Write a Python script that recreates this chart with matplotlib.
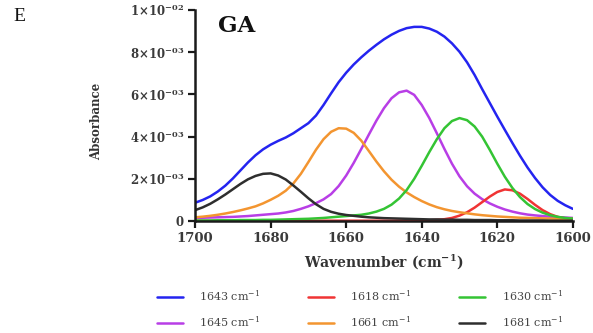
import matplotlib
matplotlib.use("Agg")
import matplotlib.pyplot as plt

# Wavenumber grid (cm^-1) shared by all traces, 1700 -> 1600 in steps of 2
wavenumber = [1700, 1698, 1696, 1694, 1692, 1690, 1688, 1686, 1684, 1682,
              1680, 1678, 1676, 1674, 1672, 1670, 1668, 1666, 1664, 1662,
              1660, 1658, 1656, 1654, 1652, 1650, 1648, 1646, 1644, 1642,
              1640, 1638, 1636, 1634, 1632, 1630, 1628, 1626, 1624, 1622,
              1620, 1618, 1616, 1614, 1612, 1610, 1608, 1606, 1604, 1602,
              1600]

# Absorbance values in units of 1e-3
band_1643 = [0.87, 1.00, 1.17, 1.40, 1.68, 2.02, 2.40, 2.78, 3.12, 3.40,
             3.62, 3.80, 3.96, 4.16, 4.40, 4.64, 5.00, 5.50, 6.05, 6.58,
             7.03, 7.42, 7.76, 8.07, 8.35, 8.61, 8.83, 9.01, 9.14, 9.20,
             9.20, 9.12, 8.97, 8.74, 8.42, 8.02, 7.52, 6.92, 6.25, 5.60,
             4.95, 4.32, 3.70, 3.10, 2.54, 2.04, 1.60, 1.24, 0.96, 0.75,
             0.58]
band_1645 = [0.15, 0.16, 0.17, 0.18, 0.19, 0.20, 0.22, 0.24, 0.27, 0.30,
             0.33, 0.36, 0.41, 0.48, 0.58, 0.70, 0.85, 1.03, 1.28, 1.66,
             2.16, 2.76, 3.42, 4.10, 4.76, 5.35, 5.82, 6.10, 6.18, 5.98,
             5.50, 4.88, 4.16, 3.42, 2.72, 2.12, 1.65, 1.30, 1.04, 0.84,
             0.68, 0.55, 0.45, 0.37, 0.31, 0.27, 0.24, 0.21, 0.19, 0.17,
             0.15]
band_1618 = [0.01, 0.01, 0.01, 0.01, 0.01, 0.01, 0.01, 0.01, 0.01, 0.01,
             0.01, 0.01, 0.01, 0.01, 0.01, 0.02, 0.02, 0.02, 0.02, 0.02,
             0.02, 0.02, 0.02, 0.02, 0.02, 0.02, 0.02, 0.03, 0.03, 0.03,
             0.03, 0.04, 0.06, 0.09, 0.15, 0.26, 0.42, 0.64, 0.90, 1.16,
             1.38, 1.50, 1.46, 1.30, 1.05, 0.77, 0.52, 0.33, 0.20, 0.13,
             0.10]
band_1661 = [0.18, 0.21, 0.25, 0.30, 0.36, 0.43, 0.51, 0.60, 0.70, 0.84,
             1.01, 1.20, 1.44, 1.78, 2.24, 2.80, 3.38, 3.88, 4.23, 4.40,
             4.38, 4.18, 3.81, 3.32, 2.82, 2.36, 1.96, 1.63, 1.36, 1.14,
             0.95, 0.79, 0.66, 0.56, 0.48, 0.42, 0.37, 0.32, 0.28, 0.25,
             0.22, 0.20, 0.18, 0.16, 0.15, 0.14, 0.13, 0.12, 0.11, 0.10,
             0.10]
band_1630 = [0.03, 0.03, 0.03, 0.04, 0.04, 0.04, 0.05, 0.05, 0.05, 0.06,
             0.06, 0.07, 0.08, 0.09, 0.10, 0.11, 0.13, 0.15, 0.18, 0.21,
             0.24, 0.27, 0.30, 0.36, 0.45, 0.58, 0.78, 1.07, 1.47, 2.00,
             2.62, 3.27, 3.88, 4.40, 4.74, 4.88, 4.78, 4.48, 4.00, 3.38,
             2.72, 2.10, 1.57, 1.14, 0.81, 0.57, 0.40, 0.28, 0.20, 0.15,
             0.12]
band_1681 = [0.52, 0.65, 0.82, 1.03, 1.26, 1.51, 1.76, 1.98, 2.14, 2.24,
             2.26, 2.16, 1.97, 1.69, 1.39, 1.08, 0.80, 0.58, 0.44, 0.35,
             0.29, 0.25, 0.21, 0.18, 0.16, 0.14, 0.13, 0.12, 0.11, 0.10,
             0.09, 0.08, 0.08, 0.07, 0.07, 0.06, 0.06, 0.05, 0.05, 0.05,
             0.04, 0.04, 0.04, 0.03, 0.03, 0.03, 0.03, 0.02, 0.02, 0.02,
             0.02]

series_labels = ["1643", "1645", "1618", "1661", "1630", "1681"]
series_values = [band_1643, band_1645, band_1618, band_1661, band_1630, band_1681]
series_colors = ["#2424f0", "#b83ee6", "#f03434", "#f39530", "#34c434", "#2e2e2e"]

x_ticks = [1700, 1680, 1660, 1640, 1620, 1600]
y_ticks = [0, 2e-3, 4e-3, 6e-3, 8e-3, 1e-2]
y_tick_labels = ["0",
                 r"2×10$^{\mathregular{-03}}$",
                 r"4×10$^{\mathregular{-03}}$",
                 r"6×10$^{\mathregular{-03}}$",
                 r"8×10$^{\mathregular{-03}}$",
                 r"1×10$^{\mathregular{-02}}$"]

plt.rcParams["font.family"] = ["DejaVu Serif"]
plt.rcParams["mathtext.fontset"] = "dejavuserif"

fig = plt.figure(figsize=(5.93, 3.33), dpi=100)
ax = fig.add_axes([0.329, 0.336, 0.637, 0.634])

lines = {}
for lab, vals, col in zip(series_labels, series_values, series_colors):
    ln, = ax.plot(wavenumber, [v * 1e-3 for v in vals], color=col, lw=1.8,
                  solid_capstyle="round", solid_joinstyle="round",
                  label=lab + r" cm$^{\mathregular{-1}}$")
    lines[lab] = ln

ax.set_xlim(1700, 1600)
ax.set_ylim(0, 1e-2)
ax.set_xticks(x_ticks)
ax.set_xticklabels([str(t) for t in x_ticks])
ax.set_yticks(y_ticks)
ax.set_yticklabels(y_tick_labels)

for side in ("top", "right"):
    ax.spines[side].set_visible(False)
for side in ("left", "bottom"):
    ax.spines[side].set_linewidth(1.8)
    ax.spines[side].set_color("#1a1a1a")
ax.tick_params(axis="both", direction="out", length=5, width=1.6,
               colors="#1a1a1a", pad=3)
ax.tick_params(axis="x", labelsize=9.5)
ax.tick_params(axis="y", labelsize=8.5)
for t in ax.get_xticklabels() + ax.get_yticklabels():
    t.set_fontweight("bold")
    t.set_color("#3a3a3a")

ax.set_xlabel(r"Wavenumber (cm$^{\mathregular{-1}}$)", fontsize=10,
              fontweight="bold", color="#333333")
ax.xaxis.set_label_coords(0.5, -0.148)
ax.set_ylabel("Absorbance", fontsize=8.5, fontweight="bold",
              color="#333333")
ax.yaxis.set_label_coords(-0.243, 0.474)

ax.text(0.06, 0.975, "GA", transform=ax.transAxes, fontsize=16.5,
        fontweight="bold", va="top", ha="left", color="#111111")
fig.text(0.022, 0.95, "E", fontsize=14, va="center", ha="left",
         family="Liberation Serif", color="#111111")

# legend laid out column-wise: two entries per column
leg_order = ["1643", "1645", "1618", "1661", "1630", "1681"]
fig.legend([lines[k] for k in leg_order],
           [lines[k].get_label() for k in leg_order],
           ncol=3, loc="center", bbox_to_anchor=(0.607, 0.072),
           frameon=False, fontsize=8, handlelength=2.3,
           handletextpad=1.5, columnspacing=4.3, labelspacing=1.05,
           labelcolor="#444444")

fig.savefig("out.png", dpi=100)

************

■ **Request**: Without including any picture, repeat the data exactly.

■ **Task solution**:
Write a Python script that recreates this chart with matplotlib.
import matplotlib
matplotlib.use("Agg")
import matplotlib.pyplot as plt

# Wavenumber grid (cm^-1) shared by all traces, 1700 -> 1600 in steps of 2
wavenumber = [1700, 1698, 1696, 1694, 1692, 1690, 1688, 1686, 1684, 1682,
              1680, 1678, 1676, 1674, 1672, 1670, 1668, 1666, 1664, 1662,
              1660, 1658, 1656, 1654, 1652, 1650, 1648, 1646, 1644, 1642,
              1640, 1638, 1636, 1634, 1632, 1630, 1628, 1626, 1624, 1622,
              1620, 1618, 1616, 1614, 1612, 1610, 1608, 1606, 1604, 1602,
              1600]

# Absorbance values in units of 1e-3
band_1643 = [0.87, 1.00, 1.17, 1.40, 1.68, 2.02, 2.40, 2.78, 3.12, 3.40,
             3.62, 3.80, 3.96, 4.16, 4.40, 4.64, 5.00, 5.50, 6.05, 6.58,
             7.03, 7.42, 7.76, 8.07, 8.35, 8.61, 8.83, 9.01, 9.14, 9.20,
             9.20, 9.12, 8.97, 8.74, 8.42, 8.02, 7.52, 6.92, 6.25, 5.60,
             4.95, 4.32, 3.70, 3.10, 2.54, 2.04, 1.60, 1.24, 0.96, 0.75,
             0.58]
band_1645 = [0.15, 0.16, 0.17, 0.18, 0.19, 0.20, 0.22, 0.24, 0.27, 0.30,
             0.33, 0.36, 0.41, 0.48, 0.58, 0.70, 0.85, 1.03, 1.28, 1.66,
             2.16, 2.76, 3.42, 4.10, 4.76, 5.35, 5.82, 6.10, 6.18, 5.98,
             5.50, 4.88, 4.16, 3.42, 2.72, 2.12, 1.65, 1.30, 1.04, 0.84,
             0.68, 0.55, 0.45, 0.37, 0.31, 0.27, 0.24, 0.21, 0.19, 0.17,
             0.15]
band_1618 = [0.01, 0.01, 0.01, 0.01, 0.01, 0.01, 0.01, 0.01, 0.01, 0.01,
             0.01, 0.01, 0.01, 0.01, 0.01, 0.02, 0.02, 0.02, 0.02, 0.02,
             0.02, 0.02, 0.02, 0.02, 0.02, 0.02, 0.02, 0.03, 0.03, 0.03,
             0.03, 0.04, 0.06, 0.09, 0.15, 0.26, 0.42, 0.64, 0.90, 1.16,
             1.38, 1.50, 1.46, 1.30, 1.05, 0.77, 0.52, 0.33, 0.20, 0.13,
             0.10]
band_1661 = [0.18, 0.21, 0.25, 0.30, 0.36, 0.43, 0.51, 0.60, 0.70, 0.84,
             1.01, 1.20, 1.44, 1.78, 2.24, 2.80, 3.38, 3.88, 4.23, 4.40,
             4.38, 4.18, 3.81, 3.32, 2.82, 2.36, 1.96, 1.63, 1.36, 1.14,
             0.95, 0.79, 0.66, 0.56, 0.48, 0.42, 0.37, 0.32, 0.28, 0.25,
             0.22, 0.20, 0.18, 0.16, 0.15, 0.14, 0.13, 0.12, 0.11, 0.10,
             0.10]
band_1630 = [0.03, 0.03, 0.03, 0.04, 0.04, 0.04, 0.05, 0.05, 0.05, 0.06,
             0.06, 0.07, 0.08, 0.09, 0.10, 0.11, 0.13, 0.15, 0.18, 0.21,
             0.24, 0.27, 0.30, 0.36, 0.45, 0.58, 0.78, 1.07, 1.47, 2.00,
             2.62, 3.27, 3.88, 4.40, 4.74, 4.88, 4.78, 4.48, 4.00, 3.38,
             2.72, 2.10, 1.57, 1.14, 0.81, 0.57, 0.40, 0.28, 0.20, 0.15,
             0.12]
band_1681 = [0.52, 0.65, 0.82, 1.03, 1.26, 1.51, 1.76, 1.98, 2.14, 2.24,
             2.26, 2.16, 1.97, 1.69, 1.39, 1.08, 0.80, 0.58, 0.44, 0.35,
             0.29, 0.25, 0.21, 0.18, 0.16, 0.14, 0.13, 0.12, 0.11, 0.10,
             0.09, 0.08, 0.08, 0.07, 0.07, 0.06, 0.06, 0.05, 0.05, 0.05,
             0.04, 0.04, 0.04, 0.03, 0.03, 0.03, 0.03, 0.02, 0.02, 0.02,
             0.02]

series_labels = ["1643", "1645", "1618", "1661", "1630", "1681"]
series_values = [band_1643, band_1645, band_1618, band_1661, band_1630, band_1681]
series_colors = ["#2424f0", "#b83ee6", "#f03434", "#f39530", "#34c434", "#2e2e2e"]

x_ticks = [1700, 1680, 1660, 1640, 1620, 1600]
y_ticks = [0, 2e-3, 4e-3, 6e-3, 8e-3, 1e-2]
y_tick_labels = ["0",
                 r"2×10$^{\mathregular{-03}}$",
                 r"4×10$^{\mathregular{-03}}$",
                 r"6×10$^{\mathregular{-03}}$",
                 r"8×10$^{\mathregular{-03}}$",
                 r"1×10$^{\mathregular{-02}}$"]

plt.rcParams["font.family"] = ["DejaVu Serif"]
plt.rcParams["mathtext.fontset"] = "dejavuserif"

fig = plt.figure(figsize=(5.93, 3.33), dpi=100)
ax = fig.add_axes([0.329, 0.336, 0.637, 0.634])

lines = {}
for lab, vals, col in zip(series_labels, series_values, series_colors):
    ln, = ax.plot(wavenumber, [v * 1e-3 for v in vals], color=col, lw=1.8,
                  solid_capstyle="round", solid_joinstyle="round",
                  label=lab + r" cm$^{\mathregular{-1}}$")
    lines[lab] = ln

ax.set_xlim(1700, 1600)
ax.set_ylim(0, 1e-2)
ax.set_xticks(x_ticks)
ax.set_xticklabels([str(t) for t in x_ticks])
ax.set_yticks(y_ticks)
ax.set_yticklabels(y_tick_labels)

for side in ("top", "right"):
    ax.spines[side].set_visible(False)
for side in ("left", "bottom"):
    ax.spines[side].set_linewidth(1.8)
    ax.spines[side].set_color("#1a1a1a")
ax.tick_params(axis="both", direction="out", length=5, width=1.6,
               colors="#1a1a1a", pad=3)
ax.tick_params(axis="x", labelsize=9.5)
ax.tick_params(axis="y", labelsize=8.5)
for t in ax.get_xticklabels() + ax.get_yticklabels():
    t.set_fontweight("bold")
    t.set_color("#3a3a3a")

ax.set_xlabel(r"Wavenumber (cm$^{\mathregular{-1}}$)", fontsize=10,
              fontweight="bold", color="#333333")
ax.xaxis.set_label_coords(0.5, -0.148)
ax.set_ylabel("Absorbance", fontsize=8.5, fontweight="bold",
              color="#333333")
ax.yaxis.set_label_coords(-0.243, 0.474)

ax.text(0.06, 0.975, "GA", transform=ax.transAxes, fontsize=16.5,
        fontweight="bold", va="top", ha="left", color="#111111")
fig.text(0.022, 0.95, "E", fontsize=14, va="center", ha="left",
         family="Liberation Serif", color="#111111")

# legend laid out column-wise: two entries per column
leg_order = ["1643", "1645", "1618", "1661", "1630", "1681"]
fig.legend([lines[k] for k in leg_order],
           [lines[k].get_label() for k in leg_order],
           ncol=3, loc="center", bbox_to_anchor=(0.607, 0.072),
           frameon=False, fontsize=8, handlelength=2.3,
           handletextpad=1.5, columnspacing=4.3, labelspacing=1.05,
           labelcolor="#444444")

fig.savefig("out.png", dpi=100)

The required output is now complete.